━━━ Dataset content ━━━

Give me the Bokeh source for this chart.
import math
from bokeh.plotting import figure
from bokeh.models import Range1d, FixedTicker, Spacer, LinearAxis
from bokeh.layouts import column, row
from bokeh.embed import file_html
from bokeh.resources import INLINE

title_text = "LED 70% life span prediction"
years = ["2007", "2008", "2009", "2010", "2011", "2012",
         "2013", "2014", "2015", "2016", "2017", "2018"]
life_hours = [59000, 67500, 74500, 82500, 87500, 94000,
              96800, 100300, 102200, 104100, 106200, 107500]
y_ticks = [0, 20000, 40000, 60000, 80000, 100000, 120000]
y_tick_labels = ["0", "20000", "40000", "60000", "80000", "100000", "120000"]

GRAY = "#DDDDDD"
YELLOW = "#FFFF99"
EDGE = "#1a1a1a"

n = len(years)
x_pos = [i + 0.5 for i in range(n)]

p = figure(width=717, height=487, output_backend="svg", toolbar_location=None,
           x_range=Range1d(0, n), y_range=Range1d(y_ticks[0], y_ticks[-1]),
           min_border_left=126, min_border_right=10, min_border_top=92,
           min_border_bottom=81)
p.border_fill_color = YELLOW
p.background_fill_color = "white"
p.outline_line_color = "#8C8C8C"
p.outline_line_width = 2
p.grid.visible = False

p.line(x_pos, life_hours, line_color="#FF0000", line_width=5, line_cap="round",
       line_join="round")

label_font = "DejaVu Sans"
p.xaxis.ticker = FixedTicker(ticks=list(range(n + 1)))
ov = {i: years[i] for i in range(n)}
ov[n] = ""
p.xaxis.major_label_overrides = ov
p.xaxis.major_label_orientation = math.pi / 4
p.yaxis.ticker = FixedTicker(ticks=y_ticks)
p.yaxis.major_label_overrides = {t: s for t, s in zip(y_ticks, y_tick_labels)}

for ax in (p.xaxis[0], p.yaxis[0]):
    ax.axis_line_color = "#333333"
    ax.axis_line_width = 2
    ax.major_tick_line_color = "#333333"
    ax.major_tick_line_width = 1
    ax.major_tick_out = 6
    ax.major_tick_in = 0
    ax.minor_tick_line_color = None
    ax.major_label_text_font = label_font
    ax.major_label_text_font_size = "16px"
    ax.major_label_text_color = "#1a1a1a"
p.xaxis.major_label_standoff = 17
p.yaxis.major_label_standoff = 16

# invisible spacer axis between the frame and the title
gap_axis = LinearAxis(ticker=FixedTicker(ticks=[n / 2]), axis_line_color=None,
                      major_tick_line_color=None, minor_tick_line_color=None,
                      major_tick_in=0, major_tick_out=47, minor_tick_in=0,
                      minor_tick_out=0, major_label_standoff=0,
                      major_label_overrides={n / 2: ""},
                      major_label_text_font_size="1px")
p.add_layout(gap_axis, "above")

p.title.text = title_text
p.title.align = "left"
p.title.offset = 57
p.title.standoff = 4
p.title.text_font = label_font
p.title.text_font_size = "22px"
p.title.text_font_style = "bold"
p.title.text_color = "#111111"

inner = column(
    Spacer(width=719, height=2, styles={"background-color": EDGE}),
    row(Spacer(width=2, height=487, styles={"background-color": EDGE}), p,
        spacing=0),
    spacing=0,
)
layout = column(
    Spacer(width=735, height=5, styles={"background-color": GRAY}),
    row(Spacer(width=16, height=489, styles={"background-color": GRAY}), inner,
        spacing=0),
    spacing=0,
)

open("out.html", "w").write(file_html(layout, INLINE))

━━━

* **To be done**: Reproduce all data above, unchanged.

* **Task answer**:
Give me the Bokeh source for this chart.
import math
from bokeh.plotting import figure
from bokeh.models import Range1d, FixedTicker, Spacer, LinearAxis
from bokeh.layouts import column, row
from bokeh.embed import file_html
from bokeh.resources import INLINE

title_text = "LED 70% life span prediction"
years = ["2007", "2008", "2009", "2010", "2011", "2012",
         "2013", "2014", "2015", "2016", "2017", "2018"]
life_hours = [59000, 67500, 74500, 82500, 87500, 94000,
              96800, 100300, 102200, 104100, 106200, 107500]
y_ticks = [0, 20000, 40000, 60000, 80000, 100000, 120000]
y_tick_labels = ["0", "20000", "40000", "60000", "80000", "100000", "120000"]

GRAY = "#DDDDDD"
YELLOW = "#FFFF99"
EDGE = "#1a1a1a"

n = len(years)
x_pos = [i + 0.5 for i in range(n)]

p = figure(width=717, height=487, output_backend="svg", toolbar_location=None,
           x_range=Range1d(0, n), y_range=Range1d(y_ticks[0], y_ticks[-1]),
           min_border_left=126, min_border_right=10, min_border_top=92,
           min_border_bottom=81)
p.border_fill_color = YELLOW
p.background_fill_color = "white"
p.outline_line_color = "#8C8C8C"
p.outline_line_width = 2
p.grid.visible = False

p.line(x_pos, life_hours, line_color="#FF0000", line_width=5, line_cap="round",
       line_join="round")

label_font = "DejaVu Sans"
p.xaxis.ticker = FixedTicker(ticks=list(range(n + 1)))
ov = {i: years[i] for i in range(n)}
ov[n] = ""
p.xaxis.major_label_overrides = ov
p.xaxis.major_label_orientation = math.pi / 4
p.yaxis.ticker = FixedTicker(ticks=y_ticks)
p.yaxis.major_label_overrides = {t: s for t, s in zip(y_ticks, y_tick_labels)}

for ax in (p.xaxis[0], p.yaxis[0]):
    ax.axis_line_color = "#333333"
    ax.axis_line_width = 2
    ax.major_tick_line_color = "#333333"
    ax.major_tick_line_width = 1
    ax.major_tick_out = 6
    ax.major_tick_in = 0
    ax.minor_tick_line_color = None
    ax.major_label_text_font = label_font
    ax.major_label_text_font_size = "16px"
    ax.major_label_text_color = "#1a1a1a"
p.xaxis.major_label_standoff = 17
p.yaxis.major_label_standoff = 16

# invisible spacer axis between the frame and the title
gap_axis = LinearAxis(ticker=FixedTicker(ticks=[n / 2]), axis_line_color=None,
                      major_tick_line_color=None, minor_tick_line_color=None,
                      major_tick_in=0, major_tick_out=47, minor_tick_in=0,
                      minor_tick_out=0, major_label_standoff=0,
                      major_label_overrides={n / 2: ""},
                      major_label_text_font_size="1px")
p.add_layout(gap_axis, "above")

p.title.text = title_text
p.title.align = "left"
p.title.offset = 57
p.title.standoff = 4
p.title.text_font = label_font
p.title.text_font_size = "22px"
p.title.text_font_style = "bold"
p.title.text_color = "#111111"

inner = column(
    Spacer(width=719, height=2, styles={"background-color": EDGE}),
    row(Spacer(width=2, height=487, styles={"background-color": EDGE}), p,
        spacing=0),
    spacing=0,
)
layout = column(
    Spacer(width=735, height=5, styles={"background-color": GRAY}),
    row(Spacer(width=16, height=489, styles={"background-color": GRAY}), inner,
        spacing=0),
    spacing=0,
)

open("out.html", "w").write(file_html(layout, INLINE))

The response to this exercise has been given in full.